— Start Data section —
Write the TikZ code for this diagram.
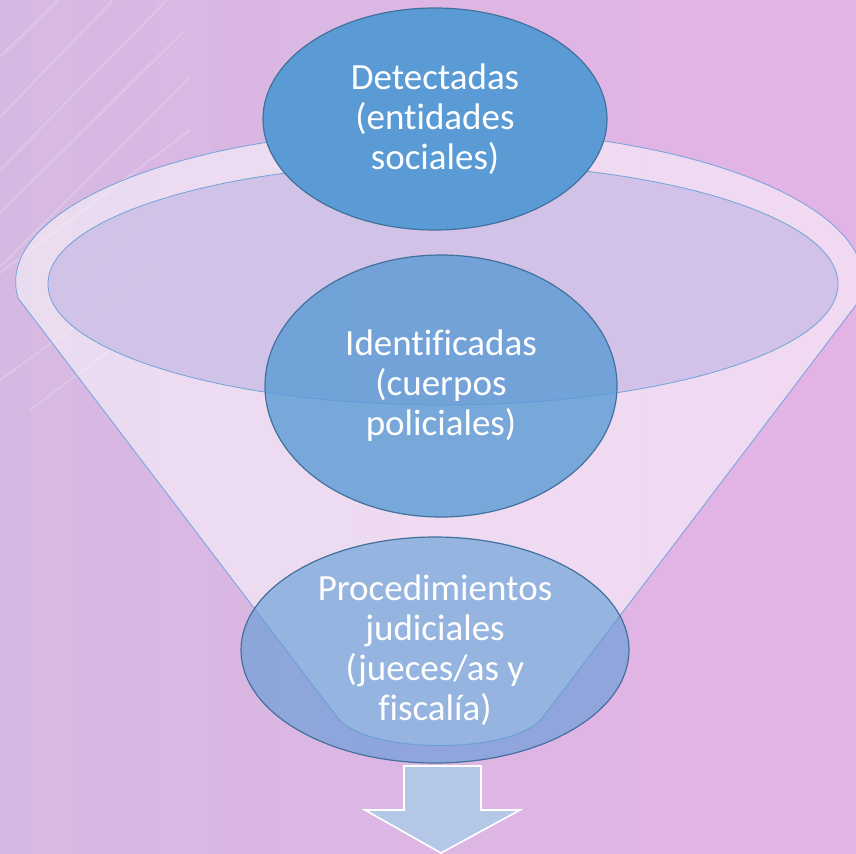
\documentclass[tikz,border=0pt]{standalone}
\usepackage{fontspec}
\setmainfont[Ligatures=NoCommon]{Carlito}
\usetikzlibrary{shapes.geometric}
\definecolor{bgleft}{HTML}{D6B9E2}
\definecolor{bgright}{HTML}{E4B3E6}
\definecolor{stageblue}{HTML}{5B9BD5}
\definecolor{stageline}{HTML}{41719C}
\definecolor{rimline}{HTML}{6FA3DA}
\definecolor{innerlav}{HTML}{CBBDE5}
\definecolor{arrowblue}{HTML}{B4C7E7}
\tikzstyle{stage}=[ellipse,draw=stageline,line width=0.6pt,fill=stageblue,text=white,text opacity=1,inner sep=0pt,align=center,font=\fontsize{18.5}{20}\selectfont]
\tikzstyle{rim}=[draw=rimline,line width=0.4pt]

\begin{document}
\begin{tikzpicture}[x=0.5pt,y=-0.5pt]
    % Background with its faint streaks
    \useasboundingbox (0,0) rectangle (856,853);
    \fill[left color=bgleft,right color=bgright] (0,0) rectangle (856,853);
    \foreach \sx/\sy/\ex/\ey in {0/57/58/0, 0/117/113/0, 0/170/167/0, 0/213/183/32, 0/267/190/77, 0/273/190/130, 60/293/190/175, 0/380/157/267, 30/410/110/350}
        \draw[white,opacity=0.18,line width=1pt] (\sx,\sy) -- (\ex,\ey);
    % The funnel and its mouth
    \path[rim,fill=white,fill opacity=0.5] (18,298) arc[start angle=174,end angle=366,x radius=424,y radius=153]
        -- (543,717) .. controls (515,755) and (365,755) .. (337,717) -- cycle;
    \path[rim,fill=innerlav,fill opacity=0.8] (443,284) ellipse[x radius=395,y radius=121];
    % The three stages
    \node[stage,minimum width=172pt,minimum height=111pt] (detectadas) at (435,119) {Detectadas\\(entidades\\sociales)};
    \node[stage,minimum width=176pt,minimum height=131pt,fill opacity=0.8] (identificadas) at (441,386) {Identificadas\\(cuerpos\\policiales)};
    \node[stage,minimum width=194pt,minimum height=113pt,fill opacity=0.6] (judiciales) at (435,650) {Procedimientos\\judiciales\\(jueces/as y\\fiscalía)};
    % Arrow out of the funnel
    \path[draw=white,line width=0.8pt,fill=arrowblue] (404,766) -- (481,766) -- (481,810) -- (520,810) -- (441,853) -- (365,810) -- (404,810) -- cycle;
\end{tikzpicture}
\end{document}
— End Data section —
Problem statement => Restate the whole of the material word for word without the pictures.

Answer to the exercise =>
Write the TikZ code for this diagram.
\documentclass[tikz,border=0pt]{standalone}
\usepackage{fontspec}
\setmainfont[Ligatures=NoCommon]{Carlito}
\usetikzlibrary{shapes.geometric}
\definecolor{bgleft}{HTML}{D6B9E2}
\definecolor{bgright}{HTML}{E4B3E6}
\definecolor{stageblue}{HTML}{5B9BD5}
\definecolor{stageline}{HTML}{41719C}
\definecolor{rimline}{HTML}{6FA3DA}
\definecolor{innerlav}{HTML}{CBBDE5}
\definecolor{arrowblue}{HTML}{B4C7E7}
\tikzstyle{stage}=[ellipse,draw=stageline,line width=0.6pt,fill=stageblue,text=white,text opacity=1,inner sep=0pt,align=center,font=\fontsize{18.5}{20}\selectfont]
\tikzstyle{rim}=[draw=rimline,line width=0.4pt]

\begin{document}
\begin{tikzpicture}[x=0.5pt,y=-0.5pt]
    % Background with its faint streaks
    \useasboundingbox (0,0) rectangle (856,853);
    \fill[left color=bgleft,right color=bgright] (0,0) rectangle (856,853);
    \foreach \sx/\sy/\ex/\ey in {0/57/58/0, 0/117/113/0, 0/170/167/0, 0/213/183/32, 0/267/190/77, 0/273/190/130, 60/293/190/175, 0/380/157/267, 30/410/110/350}
        \draw[white,opacity=0.18,line width=1pt] (\sx,\sy) -- (\ex,\ey);
    % The funnel and its mouth
    \path[rim,fill=white,fill opacity=0.5] (18,298) arc[start angle=174,end angle=366,x radius=424,y radius=153]
        -- (543,717) .. controls (515,755) and (365,755) .. (337,717) -- cycle;
    \path[rim,fill=innerlav,fill opacity=0.8] (443,284) ellipse[x radius=395,y radius=121];
    % The three stages
    \node[stage,minimum width=172pt,minimum height=111pt] (detectadas) at (435,119) {Detectadas\\(entidades\\sociales)};
    \node[stage,minimum width=176pt,minimum height=131pt,fill opacity=0.8] (identificadas) at (441,386) {Identificadas\\(cuerpos\\policiales)};
    \node[stage,minimum width=194pt,minimum height=113pt,fill opacity=0.6] (judiciales) at (435,650) {Procedimientos\\judiciales\\(jueces/as y\\fiscalía)};
    % Arrow out of the funnel
    \path[draw=white,line width=0.8pt,fill=arrowblue] (404,766) -- (481,766) -- (481,810) -- (520,810) -- (441,853) -- (365,810) -- (404,810) -- cycle;
\end{tikzpicture}
\end{document}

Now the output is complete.